DHAKA: Bangladesh police have arrested a senior official from the main opposition party and accused him of plotting against the state following his meeting with an Israeli political adviser, an official said Monday.
Prime Minister Sheikh Hasina’s government is stepping up a crackdown on political opponents in Muslim-majority Bangladesh, which is also reeling from a wave of killings blamed on Islamists.
Bangladesh Nationalist Party (BNP) joint secretary general Aslam Chowdhury was arrested on Sunday after local media reported that he had met an Israeli government adviser in India in March.
“We’ve arrested Chowdhury for allegedly plotting conspiracies against the government by personally meeting an Israeli politician abroad,” detective police commissioner Abdul Baten told reporters.
Dhaka police spokesman Maruf Hossain Sorder said officers were preparing to file a criminal case against him.

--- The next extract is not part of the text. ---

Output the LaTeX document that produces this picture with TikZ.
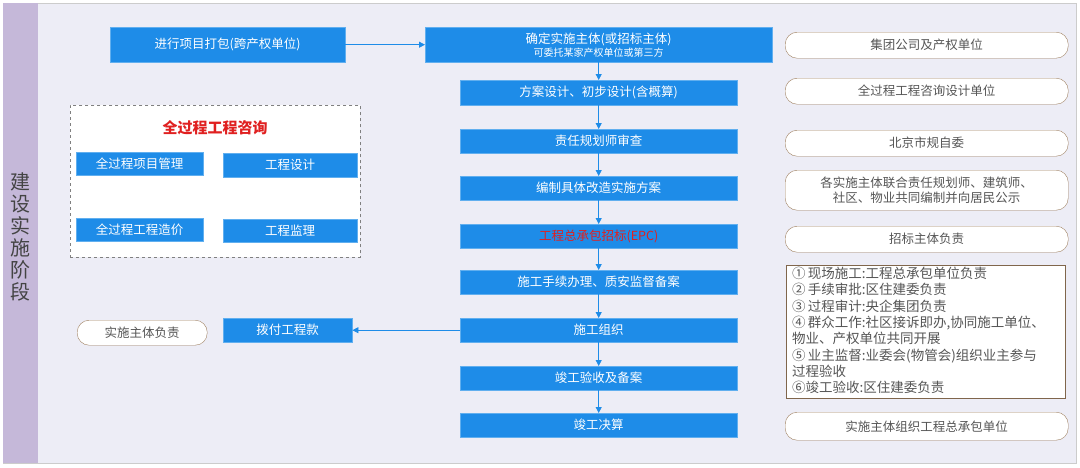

Chowdhury, a successful businessman from the southern city of Chittagong, has denied plotting against the government, telling reporters he met the adviser during a “personal business trip” to India.
Bangladesh has no diplomatic ties with Israel and Bangladeshis are banned from travelling to the country.
The arrest is the latest against the BNP. Party supremo and former prime minister Khaleda Zia was last week charged with masterminding arson attacks during anti-government protests last year, the latest in a string of charges which she says are politically motivated.
Bangladesh has been hit by a political crisis since the BNP and other opposition parties boycotted the general election in 2014.
Scores of people were killed in firebomb attacks on vehicles last year when Zia called a transport blockade as part of her efforts to force the government to hold fresh elections.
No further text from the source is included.